Card contributed by Clay Deas



Darren Lewis, 1991 Fleer

Name: Darren Lewis
Team: Oakland A's
Position: Outfield
Value of card: Whatever a fade cost in 1990
Key 1990 stat: 162 tubes of ChapStick used
The Talented Mr. Lewis: Darren Lewis made a name for himself as a speedster during his 13-year major league career. But what you may not know is that baseball was Mr. Lewis' fallback career. For six months in 1988, he was the fifth member of Boyz II Men. His dulcet tones wowed record executives and his fade put all others to shame. Well, almost. Lewis' path to musical stardom seemed paved with gold records — that is, until his secret came out. Darren suffers from a near-constant debilitating thirst, causing him to lick his lips incessantly. What at first appeared to be a nervious tic ended up ruining video shoots, cutting short concerts and creeping out women of all ages. The soulful R&B quintet was quickly reduced to a quartet.
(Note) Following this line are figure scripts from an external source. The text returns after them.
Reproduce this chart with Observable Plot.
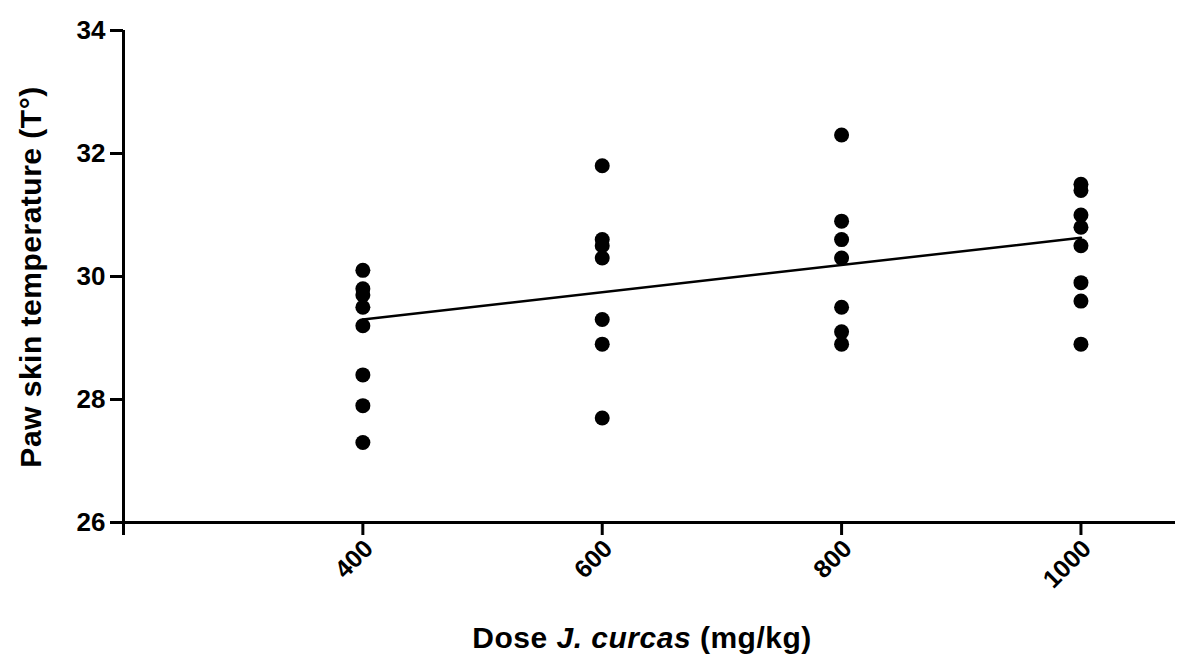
<!DOCTYPE html>
<html>
<head>
<meta charset="utf-8">
<script src="https://cdn.jsdelivr.net/npm/d3@7"></script>
<script src="https://cdn.jsdelivr.net/npm/@observablehq/plot@0.6"></script>
<style>
  html, body { margin: 0; padding: 0; background: #fff; }
</style>
</head>
<body>
<div id="chart"></div>
<script>
// Data
const doses = [400, 600, 800, 1000];
const temps400 = [30.1, 29.8, 29.7, 29.5, 29.2, 28.4, 27.9, 27.3];
const temps600 = [31.8, 30.6, 30.5, 30.3, 29.3, 28.9, 27.7];
const temps800 = [32.3, 30.9, 30.6, 30.3, 29.5, 29.1, 28.9];
const temps1000 = [31.5, 31.4, 31.0, 30.8, 30.5, 29.9, 29.6, 28.9];
const fitDose = [400, 1000];
const fitTemp = [29.3, 30.63];
const xTicks = [200, 400, 600, 800, 1000];
const xLabelTicks = [400, 600, 800, 1000];
const yTicks = [26, 28, 30, 32, 34];

const groups = [temps400, temps600, temps800, temps1000];
const points = doses.flatMap((d, i) => groups[i].map(t => ({dose: d, temp: t})));
const fit = fitDose.map((d, i) => ({dose: d, temp: fitTemp[i]}));

const font = "'Liberation Sans', Arial, Helvetica, sans-serif";

const plot = Plot.plot({
  width: 1187,
  height: 661,
  marginLeft: 123,
  marginRight: 12,
  marginTop: 30,
  marginBottom: 139,
  style: {fontFamily: font, color: "black", background: "white", overflow: "visible"},
  x: {domain: [200, 1079]},
  y: {domain: [26, 34]},
  marks: [
    Plot.axisY({
      ticks: yTicks, tickSize: 13, tickPadding: 5, strokeWidth: 3,
      fontSize: 26, fontWeight: "bold", label: null
    }),
    // x tick marks
    Plot.axisX({
      ticks: xTicks, tickSize: 13, strokeWidth: 3,
      tickFormat: () => "", label: null
    }),
    // x tick labels, rotated
    Plot.axisX({
      ticks: xLabelTicks, tickSize: 0, tickPadding: 22, dx: 6, tickRotate: -45,
      tickFormat: d => String(d),
      fontSize: 25, fontWeight: "bold", label: null
    }),
    Plot.ruleX([200], {y1: 26, y2: 34, strokeWidth: 3}),
    Plot.ruleY([26], {x1: 200, x2: 1079, strokeWidth: 3}),
    Plot.line(fit, {x: "dose", y: "temp", stroke: "black", strokeWidth: 2.5}),
    Plot.dot(points, {x: "dose", y: "temp", r: 7.5, fill: "black", stroke: "none"})
  ]
});

const svg = d3.select(plot);
// Y axis label
svg.append("text")
  .attr("transform", "translate(30,277) rotate(-90)")
  .attr("text-anchor", "middle")
  .attr("dy", "0.35em")
  .attr("font-family", font)
  .attr("font-size", 30)
  .attr("font-weight", "bold")
  .attr("letter-spacing", 0.5)
  .attr("fill", "black")
  .text("Paw skin temperature (T°)");

// X axis label with italic species name
const xl = svg.append("text")
  .attr("x", 642)
  .attr("y", 648)
  .attr("text-anchor", "middle")
  .attr("font-family", font)
  .attr("font-size", 30)
  .attr("font-weight", "bold")
  .attr("letter-spacing", 0.5)
  .attr("fill", "black")
  .style("white-space", "pre");
xl.append("tspan").text("Dose ");
xl.append("tspan").attr("font-style", "italic").text("J. curcas");
xl.append("tspan").text(" (mg/kg)");

document.getElementById("chart").appendChild(plot);
</script>
</body>
</html>
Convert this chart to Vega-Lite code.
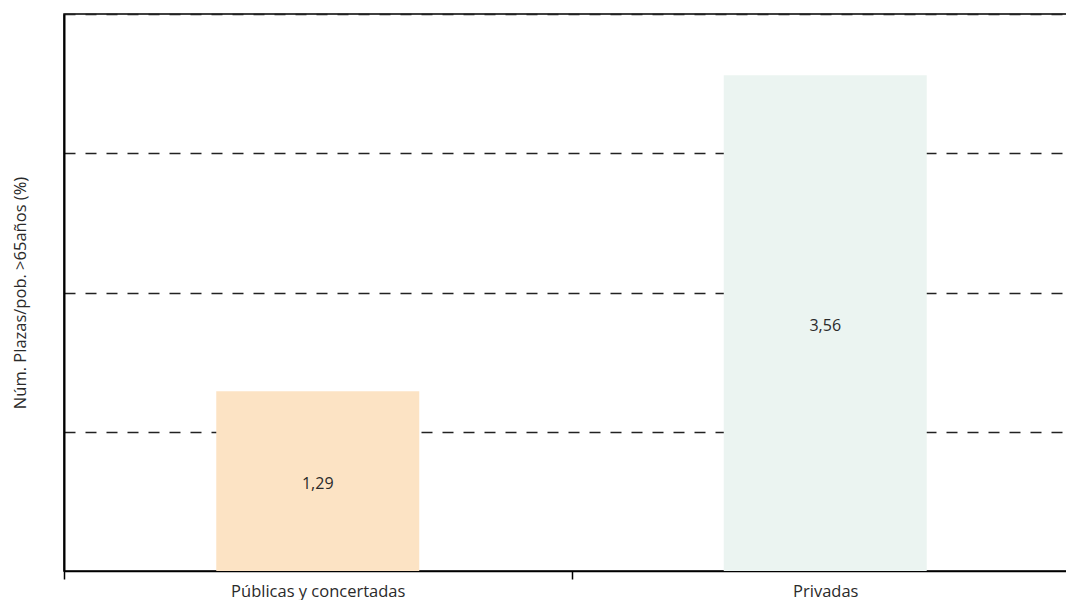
{
  "$schema": "https://vega.github.io/schema/vega-lite/v6.json",
  "autosize": "none",
  "width": 1015,
  "height": 557,
  "padding": {"left": 64, "top": 14, "right": 0, "bottom": 29},
  "background": "white",
  "config": {
    "locale": {"number": {"decimal": ",", "thousands": ".", "grouping": [3], "currency": ["", " €"]}},
    "view": {"stroke": "black", "strokeWidth": 1.5},
    "font": "Open Sans"
  },
  "data": {
    "values": [
      {"tipo": "Públicas y concertadas", "valor": 1.29},
      {"tipo": "Privadas", "valor": 3.56}
    ]
  },
  "transform": [{"calculate": "datum.valor / 2", "as": "mid"}],
  "encoding": {
    "x": {
      "field": "tipo",
      "type": "nominal",
      "sort": null,
      "scale": {"paddingInner": 0, "paddingOuter": 0},
      "axis": {
        "title": null,
        "labelAngle": 0,
        "labelFont": "Open Sans",
        "labelFontSize": 16.5,
        "labelColor": "#2a2a2a",
        "labelPadding": 4,
        "tickBand": "extent",
        "ticks": true,
        "tickSize": 8,
        "tickColor": "black",
        "tickWidth": 1.5,
        "domainColor": "black",
        "domainWidth": 1.5,
        "grid": false
      }
    }
  },
  "layer": [
    {
      "mark": {"type": "bar", "width": {"band": 0.4}},
      "encoding": {
        "y": {
          "field": "valor",
          "type": "quantitative",
          "scale": {"domain": [0, 4], "nice": false},
          "axis": {
            "title": "Núm. Plazas/pob. >65años (%)",
            "titleFont": "Open Sans",
            "titleFontWeight": "normal",
            "titleFontSize": 16.5,
            "titleColor": "#2a2a2a",
            "titleX": -36,
            "labels": false,
            "ticks": false,
            "values": [1, 2, 3, 4],
            "grid": true,
            "gridColor": "#222222",
            "gridDash": [11, 10],
            "gridWidth": 1.4,
            "domainColor": "black",
            "domainWidth": 2,
            "zindex": 0
          }
        },
        "color": {
          "field": "tipo",
          "type": "nominal",
          "scale": {"domain": ["Públicas y concertadas", "Privadas"], "range": ["#FCE3C4", "#EBF4F1"]},
          "legend": null
        }
      }
    },
    {
      "mark": {"type": "text", "font": "Open Sans", "fontSize": 16, "color": "#2a2a2a", "dy": 3},
      "encoding": {
        "y": {"field": "mid", "type": "quantitative", "scale": {"domain": [0, 4], "nice": false}},
        "text": {"field": "valor", "type": "quantitative", "format": ".2f"}
      }
    }
  ]
}
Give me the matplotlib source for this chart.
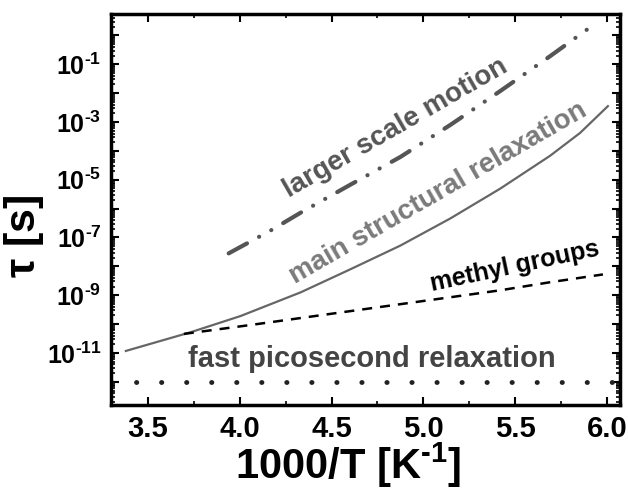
import matplotlib
matplotlib.use('Agg')
import matplotlib.pyplot as plt
import numpy as np
from matplotlib.ticker import MultipleLocator, LogLocator, FixedLocator, FixedFormatter, NullFormatter

plt.rcParams['font.family'] = ['Liberation Sans', 'DejaVu Sans']
plt.rcParams['font.weight'] = 'bold'
plt.rcParams['mathtext.fontset'] = 'custom'
plt.rcParams['mathtext.rm'] = 'Liberation Sans:bold'
plt.rcParams['mathtext.bf'] = 'Liberation Sans:bold'
plt.rcParams['mathtext.it'] = 'Liberation Sans:bold'

# values: 1000/T and log10(tau / s)
main_x = [3.38, 3.734, 4.005, 4.332, 4.603, 4.875, 5.147, 5.418, 5.69, 5.853, 6.005]
main_log = [-10.93, -10.28, -9.72, -8.90, -8.10, -7.28, -6.34, -5.31, -4.17, -3.38, -2.45]

methyl_x = [3.696, 4.06, 4.332, 4.603, 4.875, 5.147, 5.418, 5.69, 5.978]
methyl_log = [-10.34, -10.03, -9.79, -9.55, -9.31, -9.07, -8.83, -8.55, -8.28]

large_x = [3.94, 4.168, 4.332, 4.603, 4.875, 5.147, 5.418, 5.69, 5.908]
large_log = [-7.55, -6.76, -6.14, -5.17, -4.21, -3.10, -1.93, -0.72, 0.28]

fast_x = [3.3, 6.07]
fast_log = [-12.0, -12.0]

ytick_exp = [-1, -3, -5, -7, -9, -11]

fig = plt.figure(figsize=(6.28, 4.92), dpi=100)
ax = fig.add_axes([0.177, 0.177, 0.81, 0.795])

ax.plot(main_x, 10.0 ** np.array(main_log), color='#666666', lw=1.6)
ax.plot(methyl_x, 10.0 ** np.array(methyl_log), color='black', lw=1.8,
        dashes=(4.0, 3.2))
ax.plot(large_x, 10.0 ** np.array(large_log), color='#555555', lw=3.0,
        dashes=(5.0, 3.3, 0.03, 3.3, 0.03, 3.3), dash_capstyle='round')
ax.plot(fast_x, 10.0 ** np.array(fast_log), color='#222222', lw=3.5,
        dashes=(0.05, 5.1), dash_capstyle='round')

ax.set_yscale('log')
ax.set_xlim(3.3, 6.07)
ax.set_ylim(10 ** -12.8, 10 ** 0.75)

ax.xaxis.set_major_locator(MultipleLocator(0.5))
ax.xaxis.set_minor_locator(MultipleLocator(0.25))
ax.xaxis.set_major_formatter(plt.FuncFormatter(lambda v, p: f'{v:.1f}'))

exps = list(range(-13, 2))
ax.yaxis.set_major_locator(FixedLocator([10.0 ** e for e in exps]))
ax.yaxis.set_major_formatter(FixedFormatter(
    [(r'$10^{\text{-}%d}$' % -e) if e in ytick_exp else '' for e in exps]))
ax.yaxis.set_minor_locator(LogLocator(base=10, subs=np.arange(2, 10), numticks=30))
ax.yaxis.set_minor_formatter(NullFormatter())

ax.tick_params(which='both', direction='in', top=True, right=True)
ax.tick_params(which='major', length=6, width=1.5, pad=7)
ax.tick_params(axis='x', which='major', labelsize=21)
ax.tick_params(axis='y', which='major', labelsize=18)
ax.tick_params(which='minor', length=3, width=1.2)
for s in ax.spines.values():
    s.set_linewidth(2.5)

ax.set_xlabel(r'1000/T [K$^{\text{-}1}$]', fontsize=30, fontweight='bold')
ax.xaxis.set_label_coords(0.466, -0.092)
ax.set_ylabel(r'$\tau$ [s]', fontsize=31, fontweight='bold')
ax.yaxis.set_label_coords(-0.128, 0.43)

ax.text(4.85, 10 ** -3.2, 'larger scale motion', rotation=30, color='#555555',
        fontsize=20, ha='center', va='center', rotation_mode='anchor')
ax.text(5.08, 10 ** -5.45, 'main structural relaxation', rotation=30, color='#7a7a7a',
        fontsize=20, ha='center', va='center', rotation_mode='anchor')
ax.text(5.5, 10 ** -8.0, 'methyl groups', rotation=12, color='black',
        fontsize=18, ha='center', va='center', rotation_mode='anchor')
ax.text(4.72, 10 ** -11.2, 'fast picosecond relaxation', color='#444444',
        fontsize=21, ha='center', va='center')

fig.savefig('out.png', dpi=100)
Unfazed, Lewis got hired as a stunt double for Will Smith during the debut season of "The Fresh Prince of Bel-Air." He and Smith became fast friends and were often spotted around Hollywood, usually on the playground, chilling out, maxing, relaxing all cool or shooting some b-ball outside of the school. But that gig also soured when the baby-faced Lewis got involved in a seedy love triangle with the lovely Karyn Parsons and the boyishly handsome Alfonso Ribeiro. Tempers flared, hearts were broken, high-tops were mocked. Lewis left L.A., returning to his first love, baseball. He still has the same haircut.